Social Media Friendship Between Judge and Lawyer Does Not Result in Automatic Recusal, According to Florida Supreme Court

Social Media Friendship Between Judge and Lawyer Does Not Result in Automatic Recusal, According to Florida Supreme Court

It was only a matter of time until social media websites like Facebook, Twitter, Instagram, and LinkedIn would pose some complex legal issues.


In a 4-3 decision, the Florida Supreme Court held that a judge does not automatically need to recuse him or herself from hearing a case because of a Facebook friendship with one of the lawyers. A Florida law firm sought to force the recusal of a Miami-Dade Judge because she was Facebook friends with a lawyer representing a potential party to the lawsuit as well as a potential witness. The Court affirmed a decision last year by the state’s Third District Court of Appeal.

The Decision

The Florida Supreme Court reasoned that, in the most basic sense, an online social media friendship is a digital connection between people. The two may not be friends in the more traditional sense of the word. It is common for Facebook and other social media friendships to be more casual than traditional friendships. Likewise, they often are less permanent than traditional friendships. The Florida Supreme Court noted the connection on Facebook and other social media “may be as fleeting as the flick of a delete button.” The Court noted that a mere existence of a Facebook friendship between an attorney and a member of the judiciary – without more – does not reasonably equate a close friendship. Writing for the majority decision, Chief Justice Charles Canady ultimately concluded that no reasonably prudent person would be afraid that he or she could not receive an impartial and fair trial solely based on the fact that a judge and an attorney were Facebook friends.

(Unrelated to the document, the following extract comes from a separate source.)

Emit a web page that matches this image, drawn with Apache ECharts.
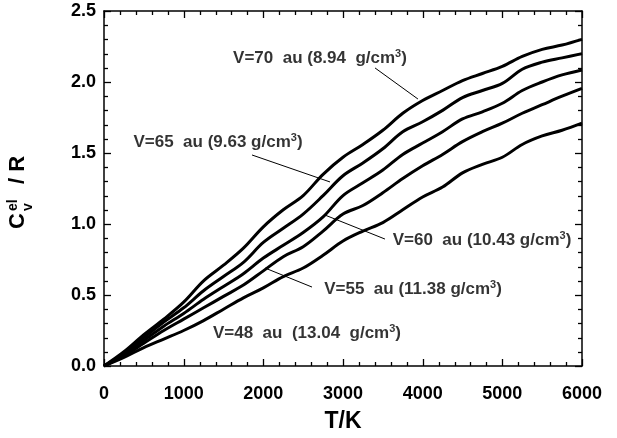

Justice Jorge Labarga, concurring, strongly urged the judiciary to not participate in Facebook. Justice Barbara Pariente dissented, stating she would adopt a strict rule mandating that judges recluse themselves in such circumstances.

Past Cases

The Florida Supreme Court’s decision falls in line with other Florida precedent addressing the issue of traditional friendships. Under Florida law, the mere allegation of a friendship between a member of the judiciary and an attorney or a litigant, in and of itself, is not sufficient for disqualification.

Judges should not friend lawyers on social media if they appear before them in court, according to advice from the Florida Judicial Ethics Advisory Committee (FJEAC). The Florida Supreme Court said, however, that the FJEAC position is in the minority. The Court went so far as to note that the committee’s concern regarding friendships on social media sites to be “unwarranted.”